Regrets, I've Had a Few
I don't go to the forums for suicide survivors often, because it is just too hard to see all the suicides that have happened. I will tell you, though, that the guilt is really getting to me and I know that guilt is really not helpful. Yesterday, I posted and out of the replies, the best one I got was to try to switch my guilt to regret. Yes, I regret a lot. I really do. It hurts so much that Heather is gone. If I could turn back the clock, I would change many things, but I don't know if they would have helped. That's the ultimate fact. I don't know.
While I can't say that the tears will end anytime soon, I think it may be easier to deal with knowing that no matter what, it was not my decision. It was Heather's decision. No, I don't like her decision and I will regret that decision for the rest of my life. This was her choice and I have to accept it. I don't know when the tears will stop. I think they will continue long into the future. I can't help it. I miss her terribly. I seem to fall asleep with tears in my eyes and wake up with more.

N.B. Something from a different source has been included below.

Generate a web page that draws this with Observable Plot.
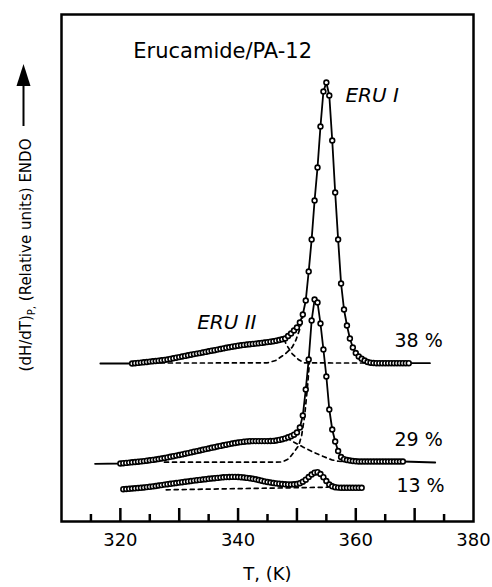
<!DOCTYPE html>
<html><head><meta charset="utf-8">
<script src="https://cdn.jsdelivr.net/npm/d3@7"></script>
<script src="https://cdn.jsdelivr.net/npm/@observablehq/plot@0.6"></script>
<style>body{margin:0;background:#fff;}</style>
</head><body><div id="chart"></div>
<script>
// ---- data (T in K, dH/dT in relative units) ----
const T_STEP = 0.5;          // marker spacing
const t38Start = 322;
const v38 = [158.0,158.3,158.6,158.9,159.2,159.5,159.9,160.2,160.5,160.8,161.2,161.6,162.0,162.6,163.2,163.8,164.4,165.0,165.6,166.2,166.8,167.4,167.9,168.4,169.0,169.6,170.2,170.8,171.3,171.9,172.5,173.1,173.7,174.2,174.8,175.3,175.8,176.2,176.6,177.0,177.3,177.6,177.9,178.2,178.6,179.0,179.4,179.8,180.2,180.8,181.5,182.2,183.0,
  185.5,188,191,194,199,207,221,250,282,321,354,395,430,439,426,381,329,282,238,212,196,183,174,168.5,165,162.7,161,159.5,158.8,158.5,
  158.3,158.3,158.3,158.3,158.3,158.3,158.3,158.3,158.3,158.3,158.3,158.3];
const tail38T = [316.6, 372.6];
const tail38V = [158.0, 158.3];

const t29Start = 320;
const v29 = [58.0,58.3,58.6,58.9,59.2,59.5,59.8,60.1,60.4,60.8,61.2,61.6,62.0,62.5,63.0,63.5,64.1,64.7,65.3,65.9,66.5,67.1,67.8,68.4,69.1,69.8,70.4,71.0,71.7,72.4,73.0,73.7,74.3,75.0,75.6,76.2,76.8,77.4,78.0,78.5,79.0,79.4,79.8,80.1,80.3,80.4,80.4,80.4,80.4,80.4,80.4,80.5,80.6,81.0,81.6,82.3,83.1,84.2,85.3,86.8,89,94,106,132,162,201,222,219,198,172,145,112,92,80,70.5,64.5,62.3,61.5,61,60.5,60.2,
  60,60,60,60,60,60,60,60,60,60,60,60,60,60,60,60];
const tail29T = [315.7, 373.5];
const tail29V = [57.7, 59.0];

const t13Start = 320.5;
const v13 = [32.3,32.5,32.7,33.0,33.2,33.5,33.7,34.0,34.4,34.7,35.1,35.5,36.0,36.4,36.9,37.3,37.7,38.1,38.5,38.9,39.3,39.7,40.1,40.5,40.9,41.3,41.6,42.0,42.3,42.7,43.0,43.3,43.6,43.9,44.2,44.4,44.5,44.6,44.6,44.5,44.3,44.0,43.6,43.2,42.7,42.2,41.5,40.8,40.1,39.5,39.0,38.5,38.1,37.8,37.5,37.2,37.1,37.0,37.2,37.5,38.3,39.8,41.8,44.5,47.0,48.8,49.3,47.5,44.3,40.5,37.0,35.2,34.3,33.9,
  33.7,33.7,33.7,33.7,33.7,33.7,33.7,33.7];

// deconvoluted components (dashed)
const eru1_38T = [326.8,335,345,346.4,348.05,349.2,349.8,350.5,351];
const eru1_38V = [158.5,158.5,158.7,161,167.7,174.3,181,192.7,205];
const eru2_38T = [347.8,348.3,349.2,350.3,351.2,356,362];
const eru2_38V = [182,176,167.7,161.7,158.7,158.5,158.5];
const eru1_29T = [327.5,340,347.5,348.6,349.5,350.3,350.8,351.3,351.8,352.2];
const eru1_29V = [59.3,59.3,59.5,62.7,69.3,76,86,105,135,165];
const eru2_29T = [348.3,349.5,351.1,352.8,354.5,355.9,357,358.5];
const eru2_29V = [83.6,79.3,74.3,69.3,65,61.7,60.3,60];
const base13T = [327.8,355.3];
const base13V = [31.7,34.3];

// axis ticks
const majorTicks = [320,330,340,350,360,370];
const minorTicks = [315,325,335,345,355,365,375];
const tickLabels = [320,340,360,380];

// annotation texts
const titleText = "Erucamide/PA-12";
const peakLabels = ["ERU I","ERU II"];
const peakLabelT = [358.25,333.05];
const peakLabelV = [426,198.5];
const pctLabels = ["38 %","29 %","13 %"];
const pctLabelT = [366.57,366.57,366.9];
const pctLabelV = [181,82,35.7];
const xLabel = "T, (K)";
const yLabel = "(dH/dT)P, (Relative units) ENDO";

// ---- build tables ----
const series = (start, vals) => vals.map((v, i) => ({T: start + i * T_STEP, v}));
const s38 = series(t38Start, v38);
const s29 = series(t29Start, v29);
const s13 = series(t13Start, v13);
const withTails = (s, tT, tV) => [{T: tT[0], v: tV[0]}, ...s, {T: tT[1], v: tV[1]}];
const zip = (a, b) => a.map((T, i) => ({T, v: b[i]}));

const dashOpts = {x: "T", y: "v", stroke: "black", strokeWidth: 1.7, strokeDasharray: "4 4"};
const lineOpts = {x: "T", y: "v", stroke: "black", strokeWidth: 1.8};
const dotOpts = {x: "T", y: "v", r: 2.4, stroke: "black", strokeWidth: 1.6, fill: "white"};

const plot = Plot.plot({
  width: 492, height: 587,
  marginLeft: 61, marginRight: 19, marginTop: 14, marginBottom: 66,
  x: {domain: [310, 380], label: null},
  y: {domain: [0, 507], axis: null, label: null},
  style: {fontFamily: "DejaVu Sans", background: "white", color: "black", overflow: "visible"},
  marks: [
    Plot.line(zip(eru1_38T, eru1_38V), dashOpts),
    Plot.line(zip(eru2_38T, eru2_38V), dashOpts),
    Plot.line(zip(eru1_29T, eru1_29V), dashOpts),
    Plot.line(zip(eru2_29T, eru2_29V), dashOpts),
    Plot.line(zip(base13T, base13V), dashOpts),
    Plot.line(withTails(s38, tail38T, tail38V), lineOpts),
    Plot.line(withTails(s29, tail29T, tail29V), lineOpts),
    Plot.line(s13, lineOpts),
    Plot.dot(s38, dotOpts),
    Plot.dot(s29, dotOpts),
    Plot.dot(s13, dotOpts),
    Plot.frame({stroke: "black", strokeWidth: 2.5}),
    Plot.axisX({ticks: majorTicks, tickSize: -13, tickFormat: () => "", strokeWidth: 2.5, label: null}),
    Plot.axisX({ticks: minorTicks, tickSize: -7, tickFormat: () => "", strokeWidth: 2.5, label: null}),
    Plot.axisX({ticks: tickLabels, tickSize: 0, tickPadding: 12, fontSize: 18, label: null}),
    Plot.text([xLabel], {frameAnchor: "bottom", dy: 58, fontSize: 18}),
    Plot.text([yLabel], {frameAnchor: "left", textAnchor: "middle", dx: -35.5, dy: -13, rotate: -90, fontSize: 15}),
    Plot.text([titleText], {x: [322.2], y: [470], textAnchor: "start", fontSize: 21}),
    Plot.text(peakLabels, {x: peakLabelT, y: peakLabelV, textAnchor: "start", fontSize: 20, fontStyle: "italic"}),
    Plot.text(pctLabels, {x: pctLabelT, y: pctLabelV, textAnchor: "start", fontSize: 19})
  ]
});

const svg = d3.select(plot);
// subscript P in y label
svg.selectAll("text").filter(function() { return this.textContent === yLabel; }).each(function() {
  const t = d3.select(this);
  t.text(null);
  t.append("tspan").text("(dH/dT)");
  t.append("tspan").attr("font-size", 10).attr("dy", 4).text("P,");
  t.append("tspan").attr("dy", -4).text(" (Relative units) ENDO");
});
// ENDO arrow (decoration next to y label)
svg.append("line").attr("x1", 23.5).attr("x2", 23.5).attr("y1", 126).attr("y2", 82)
  .attr("stroke", "black").attr("stroke-width", 2);
svg.append("path").attr("d", "M23.5,64L16.5,86L30.5,86Z").attr("fill", "black");

document.getElementById("chart").appendChild(plot);
</script>
</body></html>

I haven't had a dream with her in so long, it hurts. I miss seeing her, even in my dreams. I just wish I could undo this all, but my brain knows that I can't. I have to find a way to accept this. While I will always miss her and want a different story, I also know that I have to find a better way to deal with this. Regrets. Maybe regret won't be as painful as the guilt. I don't know. But, anything is worth a shot.